If you’ve never speed-climbed trad before, the experience is similar to running away from an angry dog. You know you have to move fast, you don’t always know your next move (other than to know you have to make another move), and you hope you don’t run yourself into a dead end. Oh, and if you fall, the results won’t be pretty.
Once we were at the top of the pitch, I looked out over my left shoulder. The sun had set behind the mountains, leaving the horizon smeared with blue and purple pastels. With two pitches still left to go, it didn’t look like we’d be able to finish the climb before dark. So we put on our headlamps and prepared for the next pitch.
In front of us was a giant boulder protruding out from the rock face. It looked like the prow of a ship, and apparently the inspiration for the namesake of the climb. The climb went up about 15 feet, and then traversed left around the back of the prow.

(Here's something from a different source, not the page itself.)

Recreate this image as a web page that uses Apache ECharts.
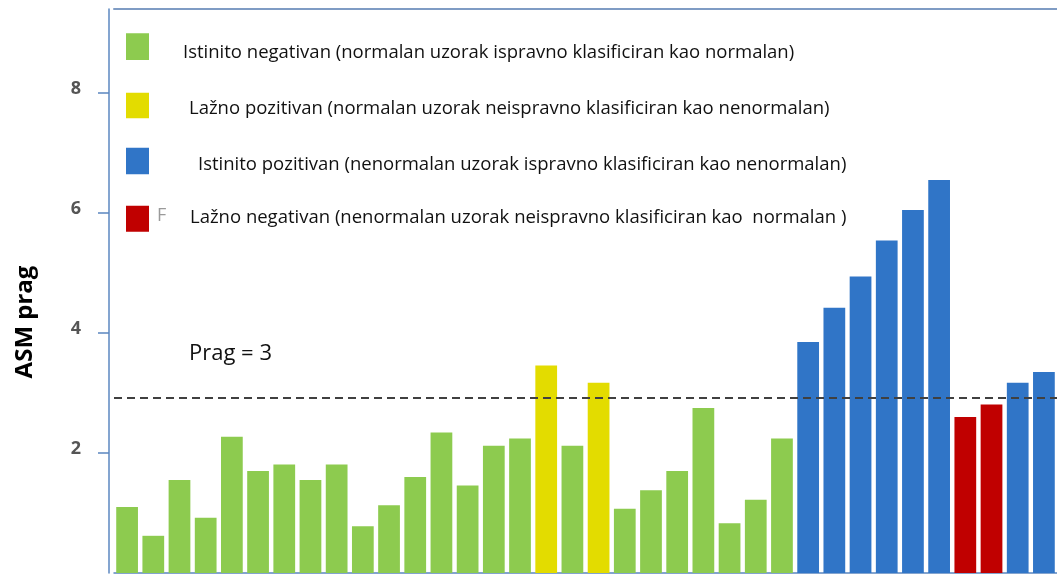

John went first, a halo of light reflecting off the rock from his headlamp as he searched for holds and traversed around the prow. With the last bit of light almost gone, I realized that my first experience climbing in the dark would be several hundred feet above solid grand, perched precariously on The Prow.
Why couldn’t I have been into interior decorating instead?
So when my turn finally came, I grudgingly walked up to the start. Climbing with a headlamp is very different than climbing in natural lighting. All the holds appear 2-dimensional, and the act of feeling the rock becomes much more critical to finding the holds. Sequencing moves, especially around a traverse, is almost impossible.
“I’m just going to take my time on this traverse here” I shouted down to Ben.
“Take your time man, I’m not going anywhere,” he laughed back.
|Preparing for the last pitch of the Prow|
As I traversed around the prow to the other side of the climb, I looked down. The sun had completely set and the darkness seemed to suck the light out of my headlamp. Several hundred feet below me I could see nothing, but I could hear the rush hour traffic that was the river roaring through the gorge. I looked up at the canopy of stars that had recently appeared. Across me I could clearly make out Orion, proudly holding his sword. The wind was blowing across the rock in calm, refreshing gusts. I looked to my left for Ben, I looked up for John, I could make out neither of them. I closed my eyes.
“There’s no where else I’d rather be right now” I thought to myself.
I continued to climb up and met John. Ben followed shortly thereafter. I turned off my headlamp and watched John’s fingers nimbly work through the quickdraws, organizing them on his harness under the beam of his headlamp. Ben’s hands were a blur, quickly flaking the rope, preparing for the last pitch. The shadows they cast seemed to stretch and bend, playing a feisty game of tag with the rock.
I looked up across the gorge at the blackened silhouette of the mountains across from me and smiled. This is way cooler than interior decorating.